Assume, as skeptics will, that the event even if it happened is of no real significance; that a few general reflections will show how implausible and contrived are the hypotheses that the UFOlogists pile onto it; that the sighting is just as mundane and banal as the hundreds of misidentifications of birds, weather balloons, the planet Venus etc. etc. that fill the UFO files, except that the details that would allow a solution are for one reason or another missing. It’s still a puzzle, but of far less interest than your daily crossword. A book devoted to that sighting, and perhaps a dozen or two like it, will be a bore and a time-waster many times over.
All of which I offer as some background explanation for why James Fox’s just-released documentary “The Phenomenon”–hailed as “the most important documentary of the year and the most accurate examination of the world’s greatest mystery”–didn’t much impress me when I watched it a few days ago.
At age 15, I would have loved it. Even more, surely, than I loved the 1956 documentary “Unidentified Flying Objects: The True Story of Flying Saucers,” which I tape-recorded when it was broadcast on TV in the early 1960s and then spent hours making a transcript of the tape. Like the 1956 film, but with incomparably greater cinematic skill and with an incomparably richer storehouse of UFO lore to draw upon, “The Phenomenon” builds a reasoned, evidence-based case for the existence of UFOs. Surely here, 15-year-old Dave Halperin would have said, the skeptics are forced to confront the nuts-and-bolts data they’d rather ignore.
Yet 72-year-old David Halperin remains mostly impervious. Let me try to explain why.
Let’s start with what “The Phenomenon” succeeds in demonstrating. First, that there are prominent individuals in the government, the military, and various scientific disciplines who take UFOs very seriously. The “tinfoil hat” stereotype of UFO believers is false, indeed defamatory. They’re not weak-brained; they’re not crazy. They’re smart, articulate men and women (but mostly men) who perceive a reality that for many is too fantastic to be entertained.

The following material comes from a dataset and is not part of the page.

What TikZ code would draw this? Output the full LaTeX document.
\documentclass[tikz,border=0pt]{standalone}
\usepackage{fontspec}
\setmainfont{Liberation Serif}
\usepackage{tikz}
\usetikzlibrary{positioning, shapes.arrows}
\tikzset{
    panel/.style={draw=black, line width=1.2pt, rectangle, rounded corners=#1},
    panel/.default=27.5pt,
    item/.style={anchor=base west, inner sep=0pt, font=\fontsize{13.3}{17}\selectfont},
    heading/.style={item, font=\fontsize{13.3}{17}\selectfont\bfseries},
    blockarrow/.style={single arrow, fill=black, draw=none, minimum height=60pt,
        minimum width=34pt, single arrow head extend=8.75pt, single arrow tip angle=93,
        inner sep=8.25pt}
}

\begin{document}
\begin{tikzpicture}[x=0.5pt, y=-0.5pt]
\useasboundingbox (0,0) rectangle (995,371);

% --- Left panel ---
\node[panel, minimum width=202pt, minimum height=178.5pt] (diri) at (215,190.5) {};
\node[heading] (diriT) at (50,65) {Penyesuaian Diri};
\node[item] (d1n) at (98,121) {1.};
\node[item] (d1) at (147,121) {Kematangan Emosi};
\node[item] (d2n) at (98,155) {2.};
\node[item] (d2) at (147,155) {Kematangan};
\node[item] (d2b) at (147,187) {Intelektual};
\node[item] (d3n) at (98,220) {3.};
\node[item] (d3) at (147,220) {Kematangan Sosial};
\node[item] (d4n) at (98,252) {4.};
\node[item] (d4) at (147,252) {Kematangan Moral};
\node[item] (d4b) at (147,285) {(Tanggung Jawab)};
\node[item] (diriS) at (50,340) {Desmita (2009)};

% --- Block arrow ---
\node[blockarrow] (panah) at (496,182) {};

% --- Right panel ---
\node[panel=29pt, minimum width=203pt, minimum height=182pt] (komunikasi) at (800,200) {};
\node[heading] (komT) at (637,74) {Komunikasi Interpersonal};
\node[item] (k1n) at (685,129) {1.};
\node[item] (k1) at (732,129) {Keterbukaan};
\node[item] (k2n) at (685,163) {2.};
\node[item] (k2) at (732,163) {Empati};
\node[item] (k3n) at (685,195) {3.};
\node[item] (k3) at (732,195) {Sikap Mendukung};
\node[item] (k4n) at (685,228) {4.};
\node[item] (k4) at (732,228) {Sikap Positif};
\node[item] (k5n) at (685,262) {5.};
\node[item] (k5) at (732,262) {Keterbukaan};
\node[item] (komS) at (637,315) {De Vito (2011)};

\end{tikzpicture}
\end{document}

“We need to begin to prepare to accept and understand that we’re not alone in the universe, have not been at all throughout this time,” says Christopher Mellon, deputy assistant secretary of defense for intelligence under Bill Clinton and George W. Bush. (Mellon, though the movie doesn’t mention it, is the author of a 2018 op-ed in the Washington Post complaining that UFOs aren’t taken seriously enough. The Post‘s willingness to publish such a piece is at least as important a testimony to the UFOs’ respectability as the fact that Mellon wrote it.) “These things are real,” says Mellon, “they’re here, this is happening now”; and Nevada Senator Harry Reid is hardly less emphatic in his endorsement. “There’s more than one up there,” says the former Senate majority leader, as he declares it “very, very bad for our country” that the government hasn’t aggressively investigated what’s going on in our skies.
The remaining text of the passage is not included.